KERNERSVILLE -- The East Forsyth High School baseball team doesn’t beat teams with a sledge hammer.

Through 21 games, the Eagles have hit only two home runs. They don’t have a single pitcher capable of overpowering with fastballs around 90 miles an hour, which these days, it seems most strong teams have at least one of.

But through those 21 games, the Eagles are 18-3 and with some big wins under their belts. And while they lost 3-0 to Southwest Guilford last Friday, their only setback in a 7-1 run through the Piedmont Triad 4-A, they remain one game ahead of Northwest Guilford, the team they will play this Friday for the conference title in the final game of the regular season.

It’s apparent that in their second season under veteran Coach Jim Hyatt, the Eagles – despite a lack of muscle – have figured out what they needed to be a serious threat when the NCHSAA Class 4-A playoffs start in two weeks.

“We are pretty solid,” Hyatt said. “Three, four, five guys and no one is overpowering but we go out and throw strikes and make plays behind them. We’ve not made a lot of mistakes; our kids don’t walk a lot of people.”

Senior Matt Hailey has been the catalyst for a deep pitching staff.

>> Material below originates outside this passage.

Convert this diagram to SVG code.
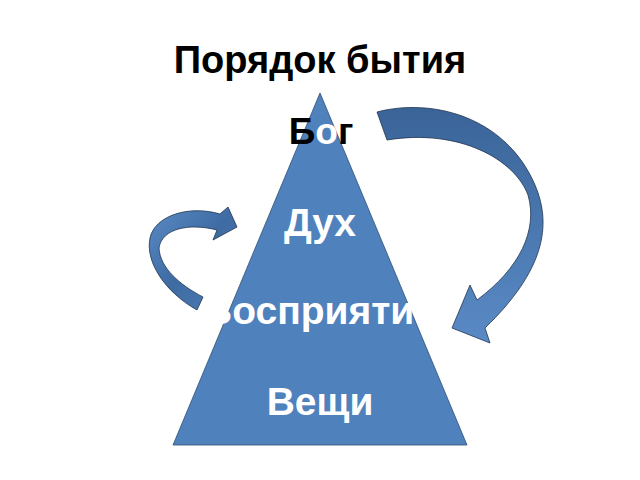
<svg xmlns="http://www.w3.org/2000/svg" width="640" height="480" viewBox="0 0 640 480">
<defs>
<style>
.t{font-family:"Liberation Sans",Arial,sans-serif;font-weight:bold;text-anchor:middle}
.w{fill:#ffffff}
.arr{stroke:#1f3550;stroke-width:0.8;stroke-linejoin:miter}
</style>
<linearGradient id="gr" x1="0" y1="0" x2="0" y2="1">
<stop offset="0" stop-color="#3a6498"/>
<stop offset="1" stop-color="#5a8ac6"/>
</linearGradient>
<linearGradient id="gl" x1="0" y1="0" x2="1" y2="1">
<stop offset="0" stop-color="#5a8ac6"/>
<stop offset="0.5" stop-color="#3e6ba2"/>
<stop offset="1" stop-color="#4d7cb6"/>
</linearGradient>
</defs>
<rect width="640" height="480" fill="#ffffff"/>
<text class="t" x="320" y="73" font-size="38" fill="#000000">Порядок бытия</text>
<g id="pyramid">
<polygon points="320,93 173,445 467,445" fill="#4f81bd" stroke="#2f4f75" stroke-width="0.8"/>
<text class="t" x="321" y="144" font-size="37"><tspan fill="#000000">Б</tspan><tspan fill="#ffffff">о</tspan><tspan fill="#000000">г</tspan></text>
<text class="t w" x="320" y="236" font-size="39">Дух</text>
<text class="t w" x="320" y="324" font-size="39">Восприятие</text>
<text class="t w" x="320" y="415" font-size="39">Вещи</text>
</g>
<g id="connectors">
<path id="arrow-right" class="arr" fill="url(#gr)" d="M 377 112 C 430 98 505 115 535 185 C 552 225 545 270 485 328 L 490 343 L 452 328 L 470 285 L 477 300 C 520 268 538 230 528 195 C 515 160 460 128 387 140 Z"/>
<path id="arrow-left" class="arr" fill="url(#gl)" d="M 197 310 C 165 292 145 262 150 238 C 155 215 190 205 220 214 L 228 207 L 237 227 L 213 240 L 217 230 C 190 223 162 228 159 248 C 160 268 180 285 203 297 Z"/>
</g>
</svg>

Though Hyatt said Hailey – who has signed with Belmont Abbey – has surpassed his expectations, forging a 6-0 record. He’s only one of many players who have helped the Eagles quietly build momentum.

Hailey said that he did everything he could in the offseason to increase his strength and velocity, and he now throws a fastball in the mid-80s.

The workouts also infused him with confidence – he forged his way into the everyday lineup as a left fielder when Hyatt gave him a chance, and he came up with a 4-for-4 performance. He is batting .340.

“I was just expecting to get playing time but not be a starting pitcher, maybe a relief pitcher,” Hailey said. “Then I got a start and did good and just stayed with it.”

There are plenty of unsung and unexpected producers for the Eagles, and one of the biggest is Tyler Howerton, a first-year varsity catcher who is among the academic leaders of East’s junior class.

East’s starting catcher from last year transferred, and Howerton has handled East’s accurate pitching staff with aplomb. Not to mention, as a ground ball and line drive hitter, he is among the team leaders with a .360 average.

“After the fall we started doing our workouts and everyone thought we would win (this season),” Howerton said. “We do so much more in the fall than anyone else. The workouts aren’t super hard but we ran every day and did things you don’t really have to do in baseball.

“If everyone was on at the same time, I think we could beat anyone, but normally it could be anyone. It could be our one through four hitters or it could be the bottom of the lineup.”

As for the pitching staff, Howerton said all of the Eagles pitch smart.

“They are pitching very well,” Howerton said. “They hit all their spots pretty much, and we haven’t had any balls that are real wide pitches. There are so many pitchers (that) there are guys who could start at other places in our conference.”

When Hyatt replaced Allen Plaster as head coach in 2014 – Plaster is now East’s athletic director – it was a change the players had to get used to. Hyatt came to East with 20 years of coaching under his belt, including 19 at West Henderson, a sterling overall record of 421-80.

“I thought last year being new I didn’t know the kids and didn’t have history with them,” Hyatt said. “Last year we were 6-7 at one point, and we finished 15-11. So we came back and won 9 of the last 13 and reached championship game of the conference tournament and backed into state playoffs.

“Sometimes when you are successful, you don’t have to kill everybody. It’s been because they have consistently been able to throw it across the plate and they have caught it. It’s not like anyone here is overpowering folks with Division I talent. We don’t have anyone right now that’s signed Division I. We just have work ethic, hard-working, hard-nosed kids who are buying into the team thing.”

As the regular season draws to a close, Hyatt is confidence in what his team has become. The Eagles are working with what they’ve been given, and they are going it well.

“About 80-percent of our hits are singles,” Hyatt said. “And we have 20 bunt singles among them. We are trying to get them to understand team at-bats, move people over, get a run.

“We don’t run that much, but we have stolen 26 of 27 bases. We run when we think we can make it. I am not big on making outs on the bases. We will sacrifice to move runners over.

“We are not doing anything great, and we are not doing anything terrible. We are doing a little bit of everything really good.”